> _TASK TO COMPLETE_: Write the listing below out again exactly, dropping the images.

> _AVAILABLE DATA_:

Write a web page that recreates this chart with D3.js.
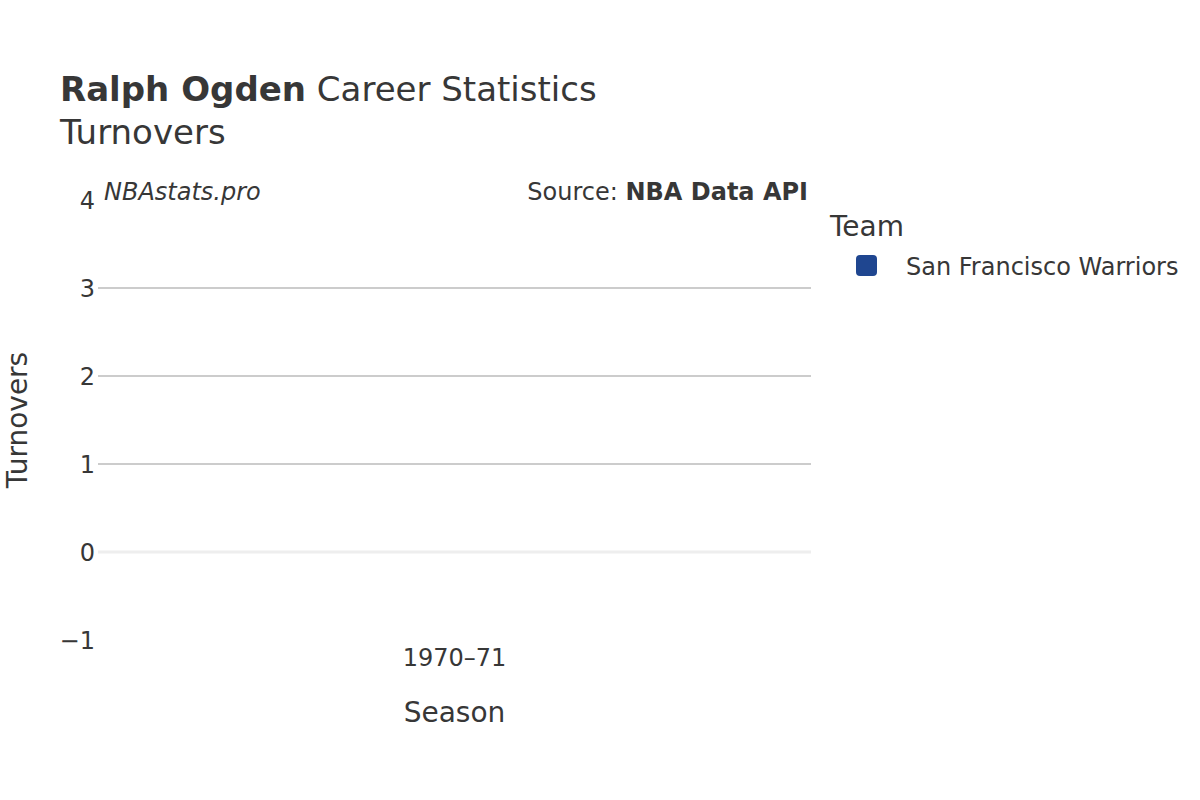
<!DOCTYPE html>
<meta charset="utf-8">
<head>
<style>
body{margin:0;background:#fff;}
text{font-family:"DejaVu Sans",sans-serif;fill:#373737;}
.grid line{stroke:#bbb;stroke-width:1.5px;}
.zero{stroke:#eee;stroke-width:3px;}
.title{font-size:34px;}
.axisTitle{font-size:28px;}
.note{font-size:24px;}
</style>
</head>
<body>
<script src="https://cdn.jsdelivr.net/npm/d3@7"></script>
<script>

var seasons=["1970–71"];
var turnovers=[null];
var teams=["San Francisco Warriors"];
var teamColor=["#1f4690"];
var yTicks=[-1,0,1,2,3,4];

var W=1200,H=800;
var m={left:98,right:389,top:200,bottom:160};

var svg=d3.select("body").append("svg").attr("width",W).attr("height",H);

var x=d3.scaleBand().domain(seasons).range([m.left,W-m.right]).padding(0.2);
var y=d3.scaleLinear().domain([-1,4]).range([H-m.bottom,m.top]);

// gridlines (not at the edges)
svg.append("g").attr("class","grid")
	.selectAll("line").data(yTicks.filter(d=>d>0&&d<4)).enter().append("line")
	.attr("x1",m.left).attr("x2",W-m.right)
	.attr("y1",d=>y(d)).attr("y2",d=>y(d));

svg.append("line").attr("class","zero")
	.attr("x1",m.left).attr("x2",W-m.right)
	.attr("y1",y(0)).attr("y2",y(0));

// bars (none have values)
var data=seasons.map((s,i)=>({season:s,value:turnovers[i],team:teams[0]}));
svg.append("g").selectAll("rect").data(data.filter(d=>d.value!=null)).enter().append("rect")
	.attr("x",d=>x(d.season)).attr("width",x.bandwidth())
	.attr("y",d=>y(Math.max(0,d.value))).attr("height",d=>Math.abs(y(d.value)-y(0)))
	.attr("fill",teamColor[0]);

// axes
var yAxis=d3.axisLeft(y).tickValues(yTicks).tickSize(0).tickPadding(3)
	.tickFormat(d=>d<0?"\u2212"+Math.abs(d):d);
var gy=svg.append("g").attr("transform","translate("+m.left+",0)").call(yAxis);
gy.select(".domain").remove();
gy.selectAll(".tick text").attr("dy","0.36em");

var xAxis=d3.axisBottom(x).tickSize(0).tickPadding(0);
var gx=svg.append("g").attr("transform","translate(0,"+(H-m.bottom)+")").call(xAxis);
gx.select(".domain").remove();
gx.selectAll(".tick text").attr("dy","1.1em");

svg.selectAll(".tick text").style("font-family","DejaVu Sans").style("fill","#373737").style("font-size","24px");

// titles
var t=svg.append("text").attr("class","title").attr("x",60).attr("y",101);
t.append("tspan").style("font-weight","bold").text("Ralph Ogden");
t.append("tspan").text(" Career Statistics");
svg.append("text").attr("class","title").attr("x",60).attr("y",144).text("Turnovers");

svg.append("text").attr("class","axisTitle").attr("text-anchor","middle")
	.attr("x",(m.left+W-m.right)/2).attr("y",722).text("Season");
svg.append("text").attr("class","axisTitle").attr("text-anchor","middle")
	.attr("transform","translate(27,"+y(1.5)+") rotate(-90)").text("Turnovers");

svg.append("text").attr("class","note").attr("x",104).attr("y",200)
	.style("font-style","italic").text("NBAstats.pro");
var src=svg.append("text").attr("class","note").attr("x",808).attr("y",200).attr("text-anchor","end");
src.append("tspan").text("Source: ");
src.append("tspan").style("font-weight","bold").text("NBA Data API");

// legend
svg.append("text").attr("class","axisTitle").attr("x",830).attr("y",236).text("Team");
var lg=svg.append("g").selectAll("g").data(teams).enter().append("g")
	.attr("transform",(d,i)=>"translate(856,"+(255+i*30)+")");
lg.append("rect").attr("width",21).attr("height",21).attr("rx",4)
	.attr("fill",(d,i)=>teamColor[i]);
lg.append("text").attr("x",50).attr("y",20).style("font-size","24px").text(d=>d);

</script>
</body>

> _EXPECTED OUTPUT_:
Write a web page that recreates this chart with D3.js.
<!DOCTYPE html>
<meta charset="utf-8">
<head>
<style>
body{margin:0;background:#fff;}
text{font-family:"DejaVu Sans",sans-serif;fill:#373737;}
.grid line{stroke:#bbb;stroke-width:1.5px;}
.zero{stroke:#eee;stroke-width:3px;}
.title{font-size:34px;}
.axisTitle{font-size:28px;}
.note{font-size:24px;}
</style>
</head>
<body>
<script src="https://cdn.jsdelivr.net/npm/d3@7"></script>
<script>

var seasons=["1970–71"];
var turnovers=[null];
var teams=["San Francisco Warriors"];
var teamColor=["#1f4690"];
var yTicks=[-1,0,1,2,3,4];

var W=1200,H=800;
var m={left:98,right:389,top:200,bottom:160};

var svg=d3.select("body").append("svg").attr("width",W).attr("height",H);

var x=d3.scaleBand().domain(seasons).range([m.left,W-m.right]).padding(0.2);
var y=d3.scaleLinear().domain([-1,4]).range([H-m.bottom,m.top]);

// gridlines (not at the edges)
svg.append("g").attr("class","grid")
	.selectAll("line").data(yTicks.filter(d=>d>0&&d<4)).enter().append("line")
	.attr("x1",m.left).attr("x2",W-m.right)
	.attr("y1",d=>y(d)).attr("y2",d=>y(d));

svg.append("line").attr("class","zero")
	.attr("x1",m.left).attr("x2",W-m.right)
	.attr("y1",y(0)).attr("y2",y(0));

// bars (none have values)
var data=seasons.map((s,i)=>({season:s,value:turnovers[i],team:teams[0]}));
svg.append("g").selectAll("rect").data(data.filter(d=>d.value!=null)).enter().append("rect")
	.attr("x",d=>x(d.season)).attr("width",x.bandwidth())
	.attr("y",d=>y(Math.max(0,d.value))).attr("height",d=>Math.abs(y(d.value)-y(0)))
	.attr("fill",teamColor[0]);

// axes
var yAxis=d3.axisLeft(y).tickValues(yTicks).tickSize(0).tickPadding(3)
	.tickFormat(d=>d<0?"\u2212"+Math.abs(d):d);
var gy=svg.append("g").attr("transform","translate("+m.left+",0)").call(yAxis);
gy.select(".domain").remove();
gy.selectAll(".tick text").attr("dy","0.36em");

var xAxis=d3.axisBottom(x).tickSize(0).tickPadding(0);
var gx=svg.append("g").attr("transform","translate(0,"+(H-m.bottom)+")").call(xAxis);
gx.select(".domain").remove();
gx.selectAll(".tick text").attr("dy","1.1em");

svg.selectAll(".tick text").style("font-family","DejaVu Sans").style("fill","#373737").style("font-size","24px");

// titles
var t=svg.append("text").attr("class","title").attr("x",60).attr("y",101);
t.append("tspan").style("font-weight","bold").text("Ralph Ogden");
t.append("tspan").text(" Career Statistics");
svg.append("text").attr("class","title").attr("x",60).attr("y",144).text("Turnovers");

svg.append("text").attr("class","axisTitle").attr("text-anchor","middle")
	.attr("x",(m.left+W-m.right)/2).attr("y",722).text("Season");
svg.append("text").attr("class","axisTitle").attr("text-anchor","middle")
	.attr("transform","translate(27,"+y(1.5)+") rotate(-90)").text("Turnovers");

svg.append("text").attr("class","note").attr("x",104).attr("y",200)
	.style("font-style","italic").text("NBAstats.pro");
var src=svg.append("text").attr("class","note").attr("x",808).attr("y",200).attr("text-anchor","end");
src.append("tspan").text("Source: ");
src.append("tspan").style("font-weight","bold").text("NBA Data API");

// legend
svg.append("text").attr("class","axisTitle").attr("x",830).attr("y",236).text("Team");
var lg=svg.append("g").selectAll("g").data(teams).enter().append("g")
	.attr("transform",(d,i)=>"translate(856,"+(255+i*30)+")");
lg.append("rect").attr("width",21).attr("height",21).attr("rx",4)
	.attr("fill",(d,i)=>teamColor[i]);
lg.append("text").attr("x",50).attr("y",20).style("font-size","24px").text(d=>d);

</script>
</body>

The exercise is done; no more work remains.